Guthrie mengajukan prinsip-prinsip belajar, yakni :

  1. yang terpenting adalah prinsip persyaratan (conditioning).
  2. prinsip pengendalian persyaratan yakni respon akan dikendalikan jika respon lain timbul dengan adanya S-R asli.
  3. adanya persyaratan yang ditunda.
  4. Pengembangan (perbaikan) performance atau tindakan merupakan hasil praktek. Proses conditioning akan terjadi setelah percobaan pertama. Penguatan hubungan S-R adalah hasil dari ulangan (praktek) dan bukan karena peningkatan Stimulus.

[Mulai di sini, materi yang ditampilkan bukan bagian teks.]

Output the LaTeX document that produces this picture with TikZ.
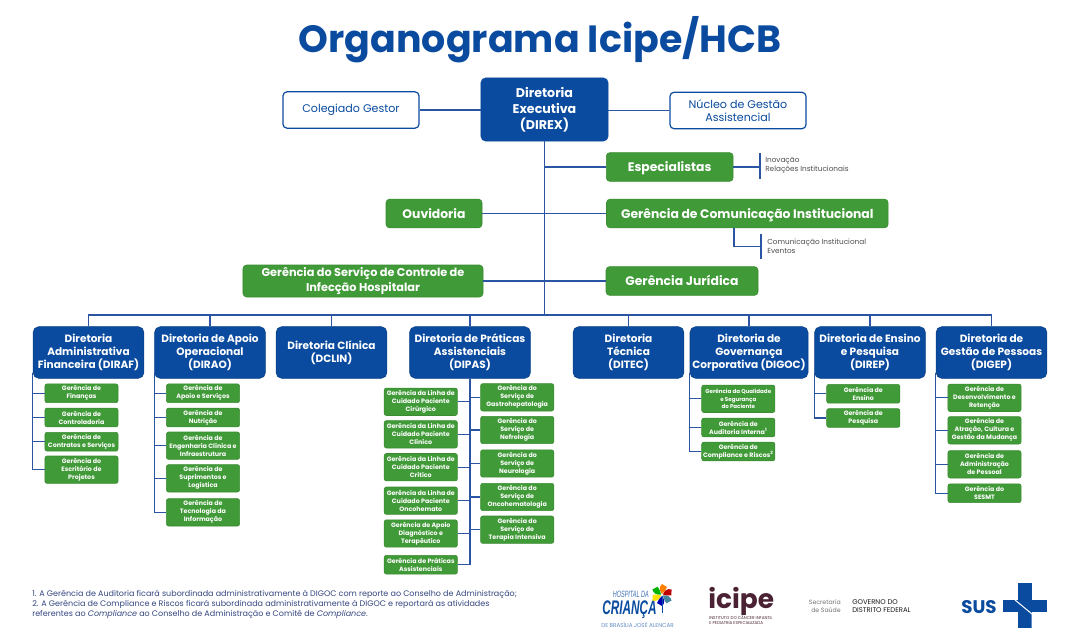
\documentclass[tikz,border=0pt]{standalone}
\usepackage{fontspec}
\setmainfont{Poppins}
\newfontfamily\estreita[FakeStretch=.6]{Liberation Sans}
\usetikzlibrary{calc}

\definecolor{azulH}{HTML}{0A4B9F}
\definecolor{verdeH}{HTML}{409A37}
\definecolor{linhaH}{HTML}{2B55A3}
\definecolor{notaH}{HTML}{34467F}
\definecolor{vinhoH}{HTML}{4A2233}

\newcommand{\fsz}[2]{\fontsize{#1}{#2}\selectfont}

\tikzset{
	dirbox/.style={draw=azulH!85!black, fill=azulH, text=white, rounded corners=1.4mm, align=center, inner sep=0, minimum width=27.7mm, minimum height=12.9mm, font=\fsz{7.5}{9.2}\bfseries},
	topobox/.style={draw=azulH, fill=azulH, text=white, rounded corners=1.2mm, align=center, inner sep=0, minimum width=31.8mm, minimum height=15.8mm, font=\fsz{9}{11.4}\bfseries},
	brancobox/.style={draw=azulH, line width=.3mm, fill=white, text=azulH, rounded corners=1mm, align=center, inner sep=0, minimum width=34mm, minimum height=9.1mm, font=\fsz{7.9}{9.3}},
	verdebox/.style={draw=verdeH!90!black, fill=verdeH, text=white, rounded corners=.9mm, align=center, inner sep=0, minimum height=7.2mm, font=\fsz{8.8}{10.4}\bfseries},
	verdeum/.style={verdebox, text height=3mm, text depth=.6mm},
	gerbox/.style={draw=verdeH!90!black, fill=verdeH, text=white, rounded corners=.55mm, align=center, inner sep=0, minimum width=18.3mm, font=\fsz{4.5}{5.7}\bfseries},
	gerdois/.style={gerbox, minimum height=4.7mm},
	gertres/.style={gerbox, minimum height=6.85mm},
	linha/.style={draw=linhaH, line width=.26mm},
	lista/.style={anchor=west, align=left, inner sep=0, text=black!70, font=\fsz{5.2}{6.4}},
}

\begin{document}
\begin{tikzpicture}[x=.25mm, y=-.25mm]
	\useasboundingbox (0,0) rectangle (1080,642);

	\node[font=\fsz{27}{30}\bfseries, text=azulH, inner sep=0] (titulo) at (540,40) {Organograma Icipe/HCB};

	% topo
	\node[topobox] (DIREX) at (544.5,109.5) {Diretoria\\Executiva\\(DIREX)};
	\node[brancobox] (Coleg) at (351,110) {Colegiado Gestor};
	\node[brancobox] (Nucleo) at (738,110.5) {Núcleo de Gestão\\Assistencial};
	\node[verdeum, minimum width=31.7mm] (Espec) at (669.7,167) {Especialistas};
	\node[verdeum, minimum width=70.4mm] (GCom) at (747.3,213.5) {Gerência de Comunicação Institucional};
	\node[verdeum, minimum width=24mm] (Ouvid) at (434,213.5) {Ouvidoria};
	\node[verdebox, minimum width=60mm, minimum height=8mm, font=\fsz{8.05}{10.2}\bfseries] (GCCIH) at (363,281) {Gerência do Serviço de Controle de\\Infecção Hospitalar};
	\node[verdeum, minimum width=38mm] (GJur) at (682,281) {Gerência Jurídica};

	\node[lista] (lEspec) at (765,165.5) {Inovação\\Relações Institucionais};
	\node[lista] (lCom) at (767,246.5) {Comunicação Institucional\\Eventos};

	% diretorias
	\node[dirbox] (DIRAF) at (88.5,352.5) {Diretoria\\Administrativa\\Financeira (DIRAF)};
	\node[dirbox] (DIRAO) at (210,352.5) {Diretoria de Apoio\\Operacional\\(DIRAO)};
	\node[dirbox] (DCLIN) at (331.5,352.5) {Diretoria Clínica\\(DCLIN)};
	\node[dirbox, minimum width=30.2mm] (DIPAS) at (470,352.5) {Diretoria de Práticas\\Assistenciais\\(DIPAS)};
	\node[dirbox] (DITEC) at (628.5,352.5) {Diretoria\\Técnica\\(DITEC)};
	\node[dirbox, minimum width=29.5mm] (DIGOC) at (749,352.5) {Diretoria de\\Governança\\Corporativa (DIGOC)};
	\node[dirbox] (DIREP) at (870,352.5) {Diretoria de Ensino\\e Pesquisa\\(DIREP)};
	\node[dirbox] (DIGEP) at (991.5,352.5) {Diretoria de\\Gestão de Pessoas\\(DIGEP)};

	% DIRAF
	\node[gerdois] (gFin) at (81.5,393.3) {Gerência de\\Finanças};
	\node[gerdois] (gCtrl) at (81.5,417.5) {Gerência de\\Controladoria};
	\node[gerdois] (gCont) at (81.5,441.7) {Gerência de\\Contratos e Serviços};
	\node[gertres] (gProj) at (81.5,469.7) {Gerência do\\Escritório de\\Projetos};

	% DIRAO
	\node[gerdois] (gApoio) at (203,393.3) {Gerência de\\Apoio e Serviços};
	\node[gerdois] (gNutr) at (203,417.5) {Gerência de\\Nutrição};
	\node[gertres] (gEng) at (203,445.7) {Gerência de\\Engenharia Clínica e\\Infraestrutura};
	\node[gertres] (gSup) at (203,478.3) {Gerência de\\Suprimentos e\\Logística};
	\node[gertres] (gTec) at (203,512.3) {Gerência de\\Tecnologia da\\Informação};

	% DIPAS
	\node[gertres] (gCir) at (420.8,401.8) {Gerência da Linha de\\Cuidado Paciente\\Cirúrgico};
	\node[gertres] (gCli) at (420.8,434.3) {Gerência da Linha de\\Cuidado Paciente\\Clínico};
	\node[gertres] (gCri) at (420.8,467.2) {Gerência da Linha de\\Cuidado Paciente\\Crítico};
	\node[gertres] (gOnc) at (420.8,500.7) {Gerência da Linha de\\Cuidado Paciente\\Oncohemato};
	\node[gertres] (gDiag) at (420.8,533.5) {Gerência de Apoio\\Diagnóstico e\\Terapêutico};
	\node[gerdois] (gPrat) at (420.8,564.7) {Gerência de Práticas\\Assistenciais};
	\node[gertres] (gGast) at (517.2,397.3) {Gerência do\\Serviço de\\Gastrohepatologia};
	\node[gertres] (gNefr) at (517.2,430) {Gerência do\\Serviço de\\Nefrologia};
	\node[gertres] (gNeur) at (517.2,463.5) {Gerência do\\Serviço de\\Neurologia};
	\node[gertres] (gOnco) at (517.2,497) {Gerência do\\Serviço de\\Oncohematologia};
	\node[gertres] (gTera) at (517.2,529.7) {Gerência do\\Serviço de\\Terapia Intensiva};

	% DIGOC
	\node[gertres, font=\fsz{3.95}{5.2}\bfseries] (gQual) at (738.3,398.8) {Gerência da Qualidade\\e Segurança\\do Paciente};
	\node[gerdois] (gAud) at (738.3,427.5) {Gerência de\\Auditoria Interna\textsuperscript{1}};
	\node[gerdois] (gComp) at (738.3,451.5) {Gerência de\\Compliance e Riscos\textsuperscript{2}};

	% DIREP
	\node[gerdois] (gEns) at (863.3,393.8) {Gerência de\\Ensino};
	\node[gerdois] (gPesq) at (863.3,418) {Gerência de\\Pesquisa};

	% DIGEP
	\node[gertres] (gDes) at (984.5,397.8) {Gerência de\\Desenvolvimento e\\Retenção};
	\node[gertres] (gAtr) at (984.5,430.3) {Gerência de\\Atração, Cultura e\\Gestão da Mudança};
	\node[gertres] (gAdm) at (984.5,464.3) {Gerência de\\Administração\\de Pessoal};
	\node[gerdois] (gSes) at (984.5,493.2) {Gerência do\\SESMT};

	% ligacoes do topo
	\coordinate (barra) at (544.5,315);
	\draw[linha] (DIREX.south) -- (barra);
	\draw[linha] (Coleg.east) -- (Coleg.east -| DIREX.west);
	\draw[linha] (Nucleo.west) -- (Nucleo.west -| DIREX.east);
	\draw[linha] (Espec.west) -- (Espec.west -| barra);
	\draw[linha] (GCom.west) -- (GCom.west -| barra);
	\draw[linha] (Ouvid.east) -- (Ouvid.east -| barra);
	\draw[linha] (GCCIH.east) -- (GCCIH.east -| barra);
	\draw[linha] (GJur.west) -- (GJur.west -| barra);

	\coordinate (vEspA) at (760,153);
	\coordinate (vEspB) at (760,179);
	\draw[linha] (vEspA) -- (vEspB);
	\draw[linha] (Espec.east) -- (Espec.east -| vEspA);
	\coordinate (saiCom) at (734,227.7);
	\coordinate (vComA) at (761,233.5);
	\coordinate (vComB) at (761,259);
	\draw[linha] (vComA) -- (vComB);
	\draw[linha] (saiCom) |- ($(vComA)!.5!(vComB)$);

	\foreach \d in {DIRAF,DIRAO,DCLIN,DIPAS,DITEC,DIGOC,DIREP,DIGEP}
		\draw[linha] (\d.north) |- (barra);

	% ligacoes das gerencias
	\foreach \d/\lista in {DIRAF/{gFin,gCtrl,gCont,gProj}, DIRAO/{gApoio,gNutr,gEng,gSup,gTec}, DIGOC/{gQual,gAud,gComp}, DIREP/{gEns,gPesq}, DIGEP/{gDes,gAtr,gAdm,gSes}}
		\foreach \g in \lista
			\draw[linha] ([yshift=1.5mm]\d.south west) |- (\g.west);
	\foreach \g in {gCir,gCli,gCri,gOnc,gDiag,gPrat}
		\draw[linha] (DIPAS.south) |- (\g.east);
	\foreach \g in {gGast,gNefr,gNeur,gOnco,gTera}
		\draw[linha] (DIPAS.south) |- (\g.west);

	% notas
	\node[anchor=north west, align=left, inner sep=0, text=notaH, font=\fsz{5.7}{7.1}] (notas) at (32,590) {1. A Gerência de Auditoria ficará subordinada administrativamente à DIGOC com reporte ao Conselho de Administração;\\2. A Gerência de Compliance e Riscos ficará subordinada administrativamente à DIGOC e reportará as atividades\\referentes ao \textit{Compliance} ao Conselho de Administração e Comitê de \textit{Compliance}.};

	% logo hospital
	\node[anchor=base east, inner sep=0, text=azulH!80!white, font=\estreita\fsz{6.5}{7}\itshape] (hospA) at (649,597.5) {HOSPITAL DA};
	\node[anchor=base east, inner sep=0, text=azulH, font=\estreita\fsz{14}{15}\bfseries\itshape] (hospB) at (657,614) {CRIANÇA};
	\node[anchor=west, inner sep=0, text=azulH!65!white, font=\fsz{4}{5}] (hospC) at (601,625) {DE BRASÍLIA JOSÉ ALENCAR};
	\foreach \a/\c in {0/orange, 60/green!70!black, 120/yellow!85!orange, 180/blue!70!black, 240/cyan!60!black, 300/red!75!black}
		\fill[\c, rotate around={\a:(662,595)}] (662,594) .. controls (659,590) and (659,587) .. (662,584) -- (667,587) .. controls (666,590) and (664,592) .. (662,594) -- cycle;
	\draw[azulH, line width=.25mm] (662,596) -- (662,613);

	% logo icipe
	\node[anchor=base west, inner sep=0, text=vinhoH, font=\fsz{18.8}{20}\bfseries] (icipe) at (708,608) {icipe};
	\node[anchor=north west, align=left, inner sep=0, text=vinhoH, font=\fsz{2.95}{3.8}] (icipeB) at (709,615) {INSTITUTO DO CÂNCER INFANTIL\\E PEDIATRIA ESPECIALIZADA};

	% logo df
	\node[anchor=east, align=right, inner sep=0, text=black!55, font=\fsz{4.4}{6}] (secr) at (841,606) {Secretaria\\de Saúde};
	\node[anchor=west, align=left, inner sep=0, text=black!90, font=\fsz{4.9}{6}] (gdf) at (852,606) {GOVERNO DO\\DISTRITO FEDERAL};

	% logo sus
	\node[anchor=west, inner sep=0, text=azulH, font=\fsz{13}{14}\bfseries] (sus) at (961,607) {SUS};
	\fill[azulH] (1018,583) rectangle (1032,628);
	\fill[azulH] (1003,600) rectangle (1047,612);
	\draw[white, line width=.25mm] (1015,600) -- (1032,614) -- (1032,628);
\end{tikzpicture}
\end{document}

Memang teori belajar Guthrie dipandang lebih sederhana sebab ditekankan kepada adanya stimulus dan respon yang nampak dan belum atau tidak memperhitungkan kegagalan dan hadiah (reinforcement). Dengan begitu terori tersebut tidak mendorong untuk mengadakan penelitian-penelitian menurut model Guthrie. Selain itu Guthrie tidak mengembangkan motivasi belajar, sebab stimulus sendiri sudah berarti motif.

Menurut teori kontiguitas, bahwa lupa dapat terjadi karena kegiatan hubungan S-R dipakai hal lainnya. Jadi lupa timbul karena ada interferensi atau gangguan pembentukan hubungan S-R dalam syaraf. Guthrie juga menganjurkan terjadinya transfer pengetahuan dari satu hal ke hal lain dengan latihan pada bidang khusus atau praktek pada bidang yang lebih luas.